What You Need To Know

  • CEOs of the six largest banks in the U.S. faced senators on Wednesday

  • Ohio Sen. Sherrod Brown chairs the committee that hosted the hearing

  • Brown, a longtime critic of Wall Street, said the banks have a lot of work to do

  • Senators from both parties criticized the executives

“Under the current system, Wall Street profits no matter what happens to workers because those profits now come at the expense of workers,” Brown, a Democrat and longtime critic of Wall Street, said during his opening statement.

The CEOs of J.P. Morgan Chase, Bank of America, Citi, Wells Fargo, Goldman Sachs and Morgan Stanley started off by commending themselves for their response to the coronavirus pandemic.

“Though the process was not perfect, we, the government and others rallied to do what needed to be done,” Charles Scharf, the leader of Wells Fargo, testified.

But the senators had tougher questions for the powerful bankers.

Brown and other Democrats criticized them for drawing multi-million-dollar salaries while so many Americans suffered throughout the past year.

“So help me understand this. How did we end up here where CEOs are making 900 times what some of their workers are making?” Brown asked J.P. Morgan CEO Jamie Dimon.

“My compensation is set by the board,” Dimon replied. “They look a multiple factors, and that’s how it takes place.”

Republicans had a different focus: The growing trend of companies taking sides in divisive political and cultural debates.

“I am concerned about increasing pressure on banks to embrace ‘woke-ism’ and appease the far left’s attacks on capitalism,” Sen. Pat Toomey (R-Pennsylvania) said.

The hearing didn’t move the needle much in terms of policy changes, but all of the CEOs discussed ways their companies are trying to fight climate change and improve diversity.

“We’re doing a good job,” Dimon said. “We can always do more.
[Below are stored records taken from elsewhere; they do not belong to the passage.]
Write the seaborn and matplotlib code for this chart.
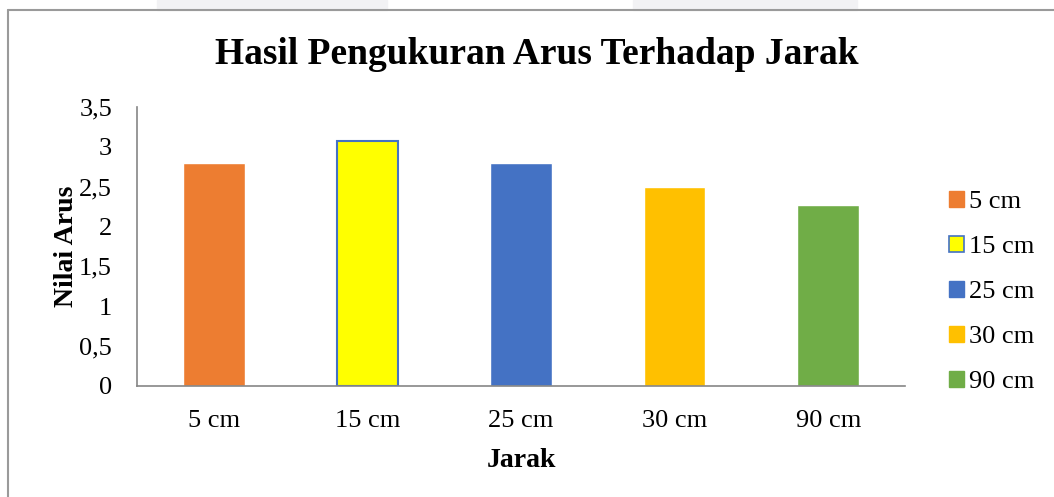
import matplotlib
matplotlib.use('Agg')
import matplotlib.pyplot as plt
from matplotlib.patches import Patch, Rectangle
from matplotlib.lines import Line2D
import seaborn as sns

# data
jarak = ['5 cm', '15 cm', '25 cm', '30 cm', '90 cm']
nilai_arus = [2.80, 3.07, 2.80, 2.50, 2.27]
warna = ['#ED7D31', '#FFFF00', '#4472C4', '#FFC000', '#70AD47']
y_ticks = [0, 0.5, 1, 1.5, 2, 2.5, 3, 3.5]
y_tick_labels = ['0', '0,5', '1', '1,5', '2', '2,5', '3', '3,5']

sns.set_style('white')
plt.rcParams['font.family'] = ['Liberation Serif', 'DejaVu Serif']
plt.rcParams['text.color'] = 'black'
plt.rcParams['axes.labelcolor'] = 'black'
plt.rcParams['xtick.color'] = 'black'
plt.rcParams['ytick.color'] = 'black'

fig = plt.figure(figsize=(10.54, 4.97), dpi=100)
W, H = 1054, 497

# faint page background blocks and the chart border
for x0, x1 in [(157, 387), (633, 857)]:
    fig.patches.append(Rectangle((x0 / W, 1 - 10 / H), (x1 - x0) / W, 10 / H,
                                 transform=fig.transFigure, color='#F2F2F4', zorder=0))
fig.add_artist(Line2D([8 / W, 1], [1 - 10 / H, 1 - 10 / H], transform=fig.transFigure,
                      color='#9A9A9A', lw=1.5))
fig.add_artist(Line2D([8 / W, 8 / W], [0, 1 - 10 / H], transform=fig.transFigure,
                      color='#9A9A9A', lw=1.5))

ax = fig.add_axes([137 / W, (H - 386) / H, (905 - 137) / W, (386 - 107) / H])

sns.barplot(x=jarak, y=nilai_arus, hue=jarak, palette=warna, width=0.4,
            legend=False, ax=ax, saturation=1)

# the 15 cm bar has a blue outline
for p in ax.patches:
    if abs(p.get_height() - nilai_arus[1]) < 1e-9:
        p.set_edgecolor('#4472C4')
        p.set_linewidth(1.5)

ax.set_ylim(0, 3.5)
ax.set_xlim(-0.5, len(jarak) - 0.5)
ax.set_yticks(y_ticks)
ax.set_yticklabels(y_tick_labels)
ax.tick_params(axis='y', length=7, color='#868686', width=1, labelcolor='black',
               labelsize=19, pad=11)
ax.tick_params(axis='x', length=0, labelsize=19, labelcolor='black', pad=17)

for s in ['top', 'right']:
    ax.spines[s].set_visible(False)
for s in ['left', 'bottom']:
    ax.spines[s].set_color('#868686')
    ax.spines[s].set_linewidth(1.2)

ax.set_xlabel('Jarak', fontsize=20, fontweight='bold', labelpad=12)
ax.set_ylabel('Nilai Arus', fontsize=20, fontweight='bold', labelpad=0)

fig.text(537 / W, 1 - 55 / H, 'Hasil Pengukuran Arus Terhadap Jarak',
         ha='center', va='center', fontsize=27, fontweight='bold')

handles = []
for j, c in zip(jarak, warna):
    if j == '15 cm':
        handles.append(Patch(facecolor=c, edgecolor='#4472C4', linewidth=1.2, label=j))
    else:
        handles.append(Patch(facecolor=c, edgecolor=c, label=j))
fig.legend(handles=handles, loc='center left', bbox_to_anchor=(936 / W, 1 - 292 / H),
           frameon=False, fontsize=19, handlelength=0.55, handleheight=0.55,
           handletextpad=0.2, labelspacing=0.86, borderpad=0)

fig.savefig('out.png', dpi=100)
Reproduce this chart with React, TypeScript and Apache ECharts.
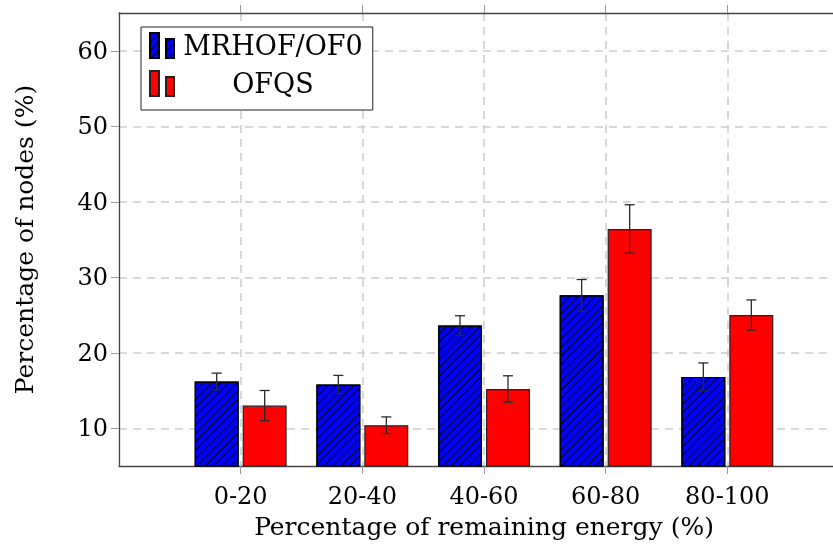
import React, { useEffect, useRef } from "react";
import * as echarts from "echarts";

const categories = ["0-20", "20-40", "40-60", "60-80", "80-100"];
const seriesNames = ["MRHOF/OF0", "OFQS"];
const mrhofValues = [16.2, 15.8, 23.6, 27.6, 16.8];
const mrhofErrors = [1.1, 1.2, 1.3, 2.1, 1.85];
const ofqsValues = [13.0, 10.4, 15.2, 36.4, 25.0];
const ofqsErrors = [2.0, 1.1, 1.75, 3.2, 2.0];
const yTicks = [10, 20, 30, 40, 50, 60];
const xTicks = categories.map((_, i) => i);

const FONT = "DejaVu Serif";

function errorSeries(values: number[], errors: number[], offset: number) {
  return {
    type: "custom",
    xAxisIndex: 0,
    yAxisIndex: 0,
    z: 5,
    silent: true,
    data: values.map((v, i) => [i, v - errors[i], v + errors[i]]),
    renderItem: (_params: any, api: any) => {
      const x = api.value(0);
      const lo = api.coord([x, api.value(1)]);
      const hi = api.coord([x, api.value(2)]);
      const cx = lo[0] + offset;
      const style = { stroke: "#2a2a2a", lineWidth: 1.3 };
      const cap = 5;
      return {
        type: "group",
        children: [
          { type: "line", shape: { x1: cx, y1: lo[1], x2: cx, y2: hi[1] }, style },
          { type: "line", shape: { x1: cx - cap, y1: lo[1], x2: cx + cap, y2: lo[1] }, style },
          { type: "line", shape: { x1: cx - cap, y1: hi[1], x2: cx + cap, y2: hi[1] }, style },
        ],
      };
    },
  };
}

export default function App() {
  const ref = useRef<HTMLDivElement>(null);
  useEffect(() => {
    const chart = echarts.init(ref.current!, null, { renderer: "svg" });
    const hatch = {
      symbol: "rect",
      symbolSize: 1,
      color: "#000",
      dashArrayX: [1, 0],
      dashArrayY: [1, 4.5],
      rotation: -Math.PI / 4,
    };
    const option: any = {
      animation: false,
      grid: { left: 119, top: 13, width: 730, height: 453 },
      legend: {
        data: seriesNames,
        orient: "vertical",
        left: 141,
        top: 27,
        backgroundColor: "#fff",
        borderColor: "#222",
        borderWidth: 1,
        padding: [5, 10, 13, 8],
        itemGap: 11,
        itemWidth: 24,
        itemHeight: 25,
        icon: "path://M0 0H9V25H0Z M16 6H24V25H16Z",
        formatter: "{a|{name}}",
        textStyle: {
          fontFamily: FONT,
          fontSize: 27,
          color: "#000",
          rich: { a: { width: 188, align: "center", fontFamily: FONT, fontSize: 27, color: "#000" } },
        },
      },
      xAxis: [
        {
          type: "value",
          min: -1,
          max: 5,
          interval: 1,
          position: "bottom",
          name: "Percentage of remaining energy (%)",
          nameLocation: "middle",
          nameGap: 48,
          nameTextStyle: { fontFamily: FONT, fontSize: 25, color: "#000" },
          axisLine: { show: true, onZero: false, lineStyle: { color: "#444", width: 1.3 } },
          axisTick: { show: true, inside: false, length: 8, lineStyle: { color: "#999" }, customValues: xTicks },
          axisLabel: {
            margin: 18,
            fontFamily: FONT,
            fontSize: 24,
            color: "#000",
            customValues: xTicks,
            formatter: (v: number) => categories[v] ?? "",
          },
          splitLine: { show: true, lineStyle: { color: "#ccc", width: 1.5, type: [8, 6] } },
        },
        {
          type: "value",
          min: -1,
          max: 5,
          interval: 1,
          position: "top",
          axisLine: { show: true, onZero: false, lineStyle: { color: "#444", width: 1.3 } },
          axisTick: { show: true, inside: false, length: 8, lineStyle: { color: "#999" }, customValues: xTicks },
          axisLabel: { show: false },
          splitLine: { show: false },
        },
      ],
      yAxis: {
        type: "value",
        min: 5,
        max: 65,
        name: "Percentage of nodes (%)",
        nameLocation: "middle",
        nameRotate: 90,
        nameGap: 82,
        nameTextStyle: { fontFamily: FONT, fontSize: 25, color: "#000" },
        axisLine: { show: true, onZero: false, lineStyle: { color: "#444", width: 1.3 } },
        axisTick: { show: true, inside: false, length: 8, lineStyle: { color: "#999" }, customValues: yTicks },
        axisLabel: { margin: 11, fontFamily: FONT, fontSize: 24, color: "#000", customValues: yTicks },
        splitLine: { show: true, lineStyle: { color: "#ccc", width: 1.5, type: [8, 6] } },
      },
      series: [
        {
          name: seriesNames[0],
          type: "bar",
          barWidth: 44,
          barGap: "9%",
          data: mrhofValues.map((v, i) => [i, v]),
          itemStyle: { color: "#0000ff", borderColor: "#000", borderWidth: 1.2, decal: hatch },
        },
        {
          name: seriesNames[1],
          type: "bar",
          barWidth: 44,
          barGap: "9%",
          data: ofqsValues.map((v, i) => [i, v]),
          itemStyle: { color: "#ff0000", borderColor: "#222", borderWidth: 1.2 },
        },
        errorSeries(mrhofValues, mrhofErrors, -24),
        errorSeries(ofqsValues, ofqsErrors, 24),
      ],
    };
    chart.setOption(option);
    return () => chart.dispose();
  }, []);
  return <div ref={ref} style={{ position: "fixed", left: 0, top: 0, width: 849, height: 549 }} />;
}
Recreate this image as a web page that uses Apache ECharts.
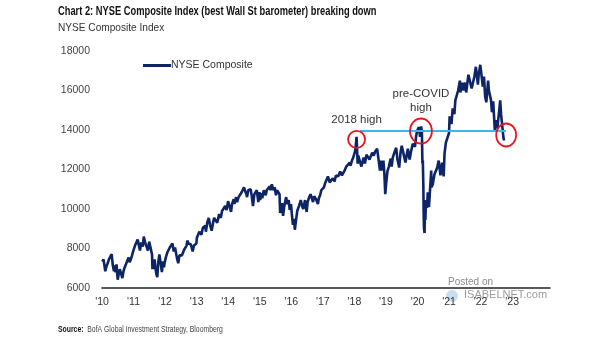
<!DOCTYPE html>
<html>
<head>
<meta charset="utf-8">
<script src="https://cdn.jsdelivr.net/npm/echarts@6/dist/echarts.min.js"></script>
<style>
html,body{margin:0;padding:0;background:#fff;}
#chart{width:605px;height:341px;}
</style>
</head>
<body>
<div id="chart"></div>
<script>
// ---- data (NYSE Composite) ----
const nyse2010 = [['01-04',7330],['01-19',7450],['02-08',6850],['02-22',7100],['03-08',7250],['03-22',7450],['04-05',7550],['04-23',7720],['05-06',7150],['05-20',6850],['05-27',7150],['06-07',6800],['06-18',7200],['07-02',6420],['07-15',6750],['07-26',6950],['08-09',6950],['08-25',6500],['09-07',6850],['09-21',7050],['10-05',7200],['10-19',7300],['11-05',7550],['11-16',7300],['12-01',7450],['12-15',7650],['12-31',7900]];
const nyse2011 = [['01-03',7950],['01-18',8150],['02-01',8200],['02-18',8450],['03-01',8200],['03-16',7900],['03-31',8300],['04-18',8100],['04-29',8600],['05-16',8300],['05-31',8350],['06-16',7900],['07-01',8350],['07-07',8450],['07-21',8300],['08-03',7700],['08-08',6950],['08-15',7450],['08-22',6950],['09-01',7450],['09-12',7000],['09-22',6700],['10-03',6550],['10-14',7300],['10-27',7700],['11-08',7350],['11-25',6800],['12-07',7350],['12-19',7050],['12-30',7350]];
const nyse2012 = [['01-13',7600],['01-27',7800],['02-10',7900],['02-24',8050],['03-09',8050],['03-26',8250],['04-10',7850],['04-25',8050],['05-04',8000],['05-18',7500],['06-01',7250],['06-15',7650],['06-29',7750],['07-13',7650],['07-27',7800],['08-10',7950],['08-24',7950],['09-06',8150],['09-14',8400],['09-28',8250],['10-12',8150],['10-26',8200],['11-15',7850],['11-30',8150],['12-14',8200],['12-28',8250]];
const nyse2013 = [['01-04',8550],['01-18',8700],['02-01',8850],['02-19',8950],['02-25',8700],['03-14',9050],['03-28',9100],['04-11',9150],['04-18',8850],['05-03',9300],['05-21',9550],['06-05',9200],['06-24',8900],['07-12',9350],['07-23',9550],['08-05',9600],['08-27',9300],['09-09',9550],['09-18',9750],['10-08',9550],['10-22',9900],['11-07',9950],['11-27',10150],['12-13',9950],['12-31',10400]];
const nyse2014 = [['01-15',10400],['02-03',9850],['02-14',10250],['03-06',10500],['03-14',10250],['04-02',10600],['04-14',10350],['05-01',10600],['05-20',10650],['06-06',10850],['06-24',10950],['07-03',11100],['07-17',10900],['07-31',10750],['08-07',10600],['08-21',10950],['09-03',11050],['09-18',11000],['10-01',10650],['10-15',10150],['10-31',10750],['11-14',10850],['11-28',10950],['12-16',10350],['12-29',10850]];
const nyse2015 = [['01-06',10450],['01-22',10800],['01-30',10550],['02-17',10950],['03-02',11050],['03-11',10700],['03-23',10950],['04-14',11050],['04-27',11150],['05-06',10950],['05-21',11250],['06-08',10950],['06-23',11100],['07-08',10700],['07-20',10950],['08-05',10850],['08-18',10750],['08-25',9800],['09-04',10000],['09-16',10300],['09-28',9650],['10-14',10200],['11-03',10600],['11-13',10250],['12-02',10450],['12-14',9950],['12-29',10250]];
const nyse2016 = [['01-07',9750],['01-20',9200],['02-01',9500],['02-11',8950],['02-24',9400],['03-10',9900],['03-29',10150],['04-20',10450],['05-05',10150],['05-19',10000],['06-08',10450],['06-27',9850],['07-08',10350],['07-22',10550],['08-11',10750],['08-26',10650],['09-09',10350],['09-22',10650],['10-13',10500],['11-04',10250],['11-15',10550],['11-30',10700],['12-13',10950],['12-28',10950]];
const nyse2017 = [['01-13',11100],['01-27',11300],['02-14',11400],['03-01',11650],['03-21',11350],['04-13',11250],['04-26',11550],['05-17',11400],['06-01',11700],['06-19',11800],['06-29',11650],['07-20',11900],['08-10',11700],['08-21',11650],['09-11',11950],['09-29',12150],['10-20',12250],['11-08',12350],['11-17',12200],['12-04',12450],['12-18',12600],['12-29',12600]];
const nyse2018 = [['01-08',12900],['01-17',13200],['01-26',13650],['02-08',12300],['02-15',12700],['02-26',12800],['03-09',12800],['03-23',12150],['04-02',12050],['04-18',12600],['05-03',12300],['05-21',12750],['06-06',12850],['06-25',12500],['07-12',12700],['07-26',12850],['08-13',12700],['08-28',12900],['09-12',12850],['09-21',13050],['10-03',13000],['10-11',12400],['10-24',11950],['11-07',12450],['11-23',11950],['12-03',12450],['12-14',11800],['12-24',10750]];
const nyse2019 = [['01-07',11450],['01-18',11900],['02-04',12150],['02-25',12550],['03-08',12150],['03-21',12600],['04-12',12900],['04-30',13100],['05-13',12550],['06-03',12100],['06-20',12900],['07-03',13200],['07-26',13150],['08-05',12550],['08-15',12350],['08-30',12750],['09-12',13050],['10-02',12500],['10-18',12900],['11-07',13300],['11-27',13400],['12-03',13150],['12-17',13700],['12-27',13950]];
const nyse2020 = [['01-10',13950],['01-17',14150],['01-31',13650],['02-12',14180],['02-21',13950],['02-27',12300],['03-03',12450],['03-09',11100],['03-12',9850],['03-16',9050],['03-23',8780],['03-26',10000],['04-01',9450],['04-09',10450],['04-21',10050],['04-29',10850],['05-13',10100],['06-08',11950],['06-11',11100],['06-26',11250],['07-15',11750],['07-31',11650],['08-17',12100],['09-02',12450],['09-23',11700],['10-12',12350],['10-30',11650],['11-09',12800],['11-24',13350],['12-08',13450],['12-31',13850]];
const nyse2021 = [['01-08',14700],['01-29',14300],['02-12',15100],['03-04',14800],['03-15',15500],['04-01',15500],['04-16',16000],['05-07',16500],['05-12',15900],['06-04',16400],['06-18',16000],['07-07',16400],['07-19',15900],['08-13',16800],['08-31',16700],['09-03',16750],['09-20',16100],['10-04',16000],['10-21',16700],['11-08',17200],['11-26',16500],['12-01',16300],['12-10',16800],['12-29',17300]];
const nyse2022 = [['01-04',17400],['01-12',17200],['01-27',16200],['02-09',16700],['02-23',15700],['03-08',15400],['03-29',16500],['04-07',16000],['04-21',16100],['05-02',15500],['05-12',14900],['05-27',15450],['06-08',15500],['06-16',13900],['06-28',14500],['07-14',14100],['08-05',15000],['08-16',15500],['08-26',14800],['09-12',14850],['09-23',13600],['09-30',13470]];

const yearTicks = [2010,2011,2012,2013,2014,2015,2016,2017,2018,2019,2020,2021,2022,2023];
const highLevel = 13950;                       // horizontal reference level
const highLineSpan = [2018.18, 2022.80];       // from 2018 high to latest
const circles = [                               // [year, value, label]
  [2018.07, 13530, '2018 high'],
  [2020.11, 13950, 'pre-COVID\nhigh'],
  [2022.81, 13750, '']
];

// ---- build ----
function toYear(y, md){
  const p = md.split('-').map(Number);
  return y + (Date.UTC(y, p[0]-1, p[1]) - Date.UTC(y,0,1)) / (365.25*864e5);
}
const byYear = {2010:nyse2010,2011:nyse2011,2012:nyse2012,2013:nyse2013,2014:nyse2014,2015:nyse2015,2016:nyse2016,2017:nyse2017,2018:nyse2018,2019:nyse2019,2020:nyse2020,2021:nyse2021,2022:nyse2022};
const seriesData = [];
Object.keys(byYear).forEach(y => byYear[y].forEach(d => seriesData.push([toYear(+y, d[0]), d[1]])));

const NAVY = '#0d2466';
const chart = echarts.init(document.getElementById('chart'), null, {renderer:'canvas'});
chart.setOption({
  animation:false,
  backgroundColor:'#fff',
  textStyle:{fontFamily:'"Liberation Sans", Arial, sans-serif'},
  grid:{left:102, right:55, top:51, bottom:53},
  legend:{
    left:138, top:55, itemWidth:28, itemHeight:3, icon:'rect', itemGap:0,
    textStyle:{fontSize:10.5, color:'#333', padding:[0,0,0,-5]},
    data:['NYSE Composite']
  },
  xAxis:{
    type:'value', min:2010, max:2024.2, interval:1,
    axisLine:{lineStyle:{color:'#222', width:1.5}},
    axisTick:{show:false}, splitLine:{show:false},
    axisLabel:{fontSize:10.5, color:'#333', margin:9,
      formatter:v => yearTicks.indexOf(v) >= 0 ? "'" + String(v).slice(2) : ''}
  },
  yAxis:{
    type:'value', min:6000, max:18000, interval:2000,
    axisLine:{show:false}, axisTick:{show:false}, splitLine:{show:false},
    axisLabel:{fontSize:10.5, color:'#444', margin:12, formatter:v => String(v)}
  },
  series:[{
    name:'NYSE Composite', type:'line', data:seriesData, showSymbol:false,
    lineStyle:{color:NAVY, width:2.6}, itemStyle:{color:NAVY},
    markLine:{
      silent:true, symbol:['none','none'],
      lineStyle:{color:'#3db4ef', width:2, type:'solid'},
      label:{show:false},
      data:[[{coord:[highLineSpan[0], highLevel]},{coord:[highLineSpan[1], highLevel]}]]
    },
    markPoint:{
      silent:true, symbol:'circle',
      itemStyle:{color:'rgba(0,0,0,0)', borderColor:'#e8141b', borderWidth:1.8},
      label:{show:true, position:'top', distance:3, color:'#333', fontSize:11.5, lineHeight:14},
      data:[
        {coord:[circles[0][0], circles[0][1]], symbolSize:[17,17], label:{formatter:circles[0][2]}},
        {coord:[circles[1][0], circles[1][1]], symbolSize:[22,25], label:{formatter:circles[1][2], distance:3}},
        {coord:[circles[2][0], circles[2][1]], symbolSize:[20,23], label:{show:false}}
      ]
    }
  }],
  graphic:[
    {type:'text', x:58, y:4, scaleX:0.69, style:{text:'Chart 2: NYSE Composite Index (best Wall St barometer) breaking down',
      font:'bold 13.5px "Liberation Sans", Arial', fill:'#111', textVerticalAlign:'top'}},
    {type:'text', x:58, y:22, scaleX:0.88, style:{text:'NYSE Composite Index',
      font:'11.5px "Liberation Sans", Arial', fill:'#333', textVerticalAlign:'top'}},
    {type:'text', x:58, y:324, scaleX:0.72, style:{rich:{b:{fontWeight:'bold', fontSize:9.5, fill:'#111'}, n:{fontSize:9.5, fill:'#444'}}, text:'{b|Source:}{n|  BofA Global Investment Strategy, Bloomberg}', textVerticalAlign:'top'}},
    {type:'text', left:448, top:277, style:{text:'Posted on', font:'10px "Liberation Sans", Arial', fill:'#8a8a8a'}},
    {type:'circle', shape:{cx:452, cy:296, r:6}, style:{fill:'#b9d6ec', opacity:0.8}},
    {type:'text', left:464, top:289, style:{text:'ISABELNET.com', font:'11px "Liberation Sans", Arial', fill:'#9a9a9a'}}
  ]
});
</script>
</body>
</html>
We can acknowledge there are some problems that need to be fixed, and I think we’re all trying to do it the right way.”

Critics like Brown came away from it skeptical, saying the banks have a lot of work to do.

“Wall Street gets second chance after second chance after second chance,” Brown said. “Most workers don’t even get one.”

While this was the first such hearing, it won’t be the last. 

Brown wants the CEOs to come back next year, and the group will testify before the House Financial Services Committee on Thursday.